La mer Méditerranée est la route la plus dangereuse au monde. Plus de 5.400 personnes sont mortes sur la route de l’exil en 2015 ; 3.600 en tentant de franchir la Méditerranée. En 2016, 4,231 personnes sont mortes au niveau mondial, dont 3.165 dans la Méditerranée. La traversée de la Méditerranée est donc la route la plus dangereuse au monde pour les migrants et les réfugiés. En octobre 2013, 2 naufrages au large de Lampedusa font 400 morts dont la majeure partie était des érythréens. L’opinion publique est profondément choquée. En octobre 2013, l’Italie met en place l’opération « Mare Nostrum » dont l’objectif est de sauver les personnes en mer. Le budget est de 9 millions d’euros par mois. Mais l’Italie met une condition : elle n’entend pas supporter à elle seule la charge de l’opération « Mare Nostrum ». Elle demande aux autres Etats de l’UE d’y participer, sans quoi elle arrêtera « Mare Nostrum » fin 2014.

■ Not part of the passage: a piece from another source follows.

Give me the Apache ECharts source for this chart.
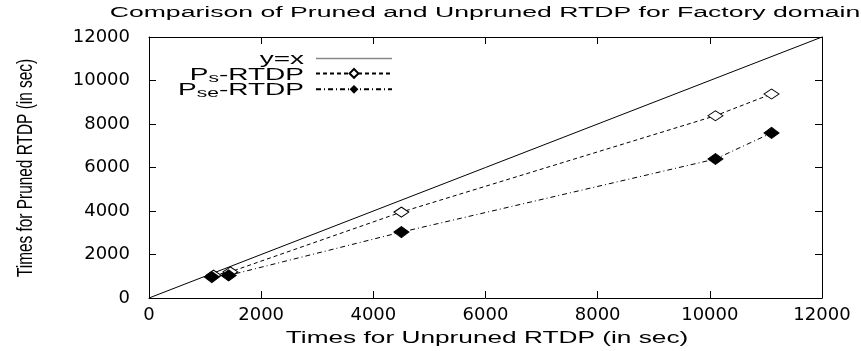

Amnesty International constate et salue l’efficacité de l’initiative italienne et appelle à ce que les autres pays de l’UE fassent preuve de solidarité en participant ou contribuant à cet effort. « Mare Nostrum » aura permis de sauver plus de 160 000 personnes. Néanmoins 3519 morts seront recensés en méditerranée en 2014, démontrant la nécessite de maintenir une opération de sauvetage en mer de grande envergure. . Fin 2014, les Etats de l’UE ayant signifié leur refus de participer à l’opération, l’Italie arrête la campagne. Début 2015, l’UE via son agence Frontex met en place l’opération « Triton ». Le budget s’élève à un tiers de celui de « Mare Nostrum ». Les bateaux ne peuvent pas quitter la région côtière alors que c’est en haute mer qu’ont lieu la plupart des naufrages. De plus, les objectifs assignés à Triton ne sont pas clairs.

Le début de l’année 2015 est catastrophique. Les 12 et 19 avril deux naufrages font 1200 morts. L’opinion publique est ébranlée. Des sommets européens extraordinaires sont enfin consacrés à la question, dont celui du 23 avril au cours duquel il est décidé de tripler le budget de Triton et de redéfinir les zones d’intervention, en haute mer et proches des côtes libyennes. Est lancée également l‘opération Poséidon en mer Egée. En définitive, les moyens de « Triton 2 » sont nettement supérieurs à ceux de « Mare Nostrum ». Le 3 septembre 2015, la photo du petit Aylan Kurdi échoué sur la plage de Bodrum fait le tour du monde. Les réactions de l’opinion publique sont vives. Beaucoup de citoyens s’engagent individuellement ou au sein de collectifs pour accueillir des réfugiés.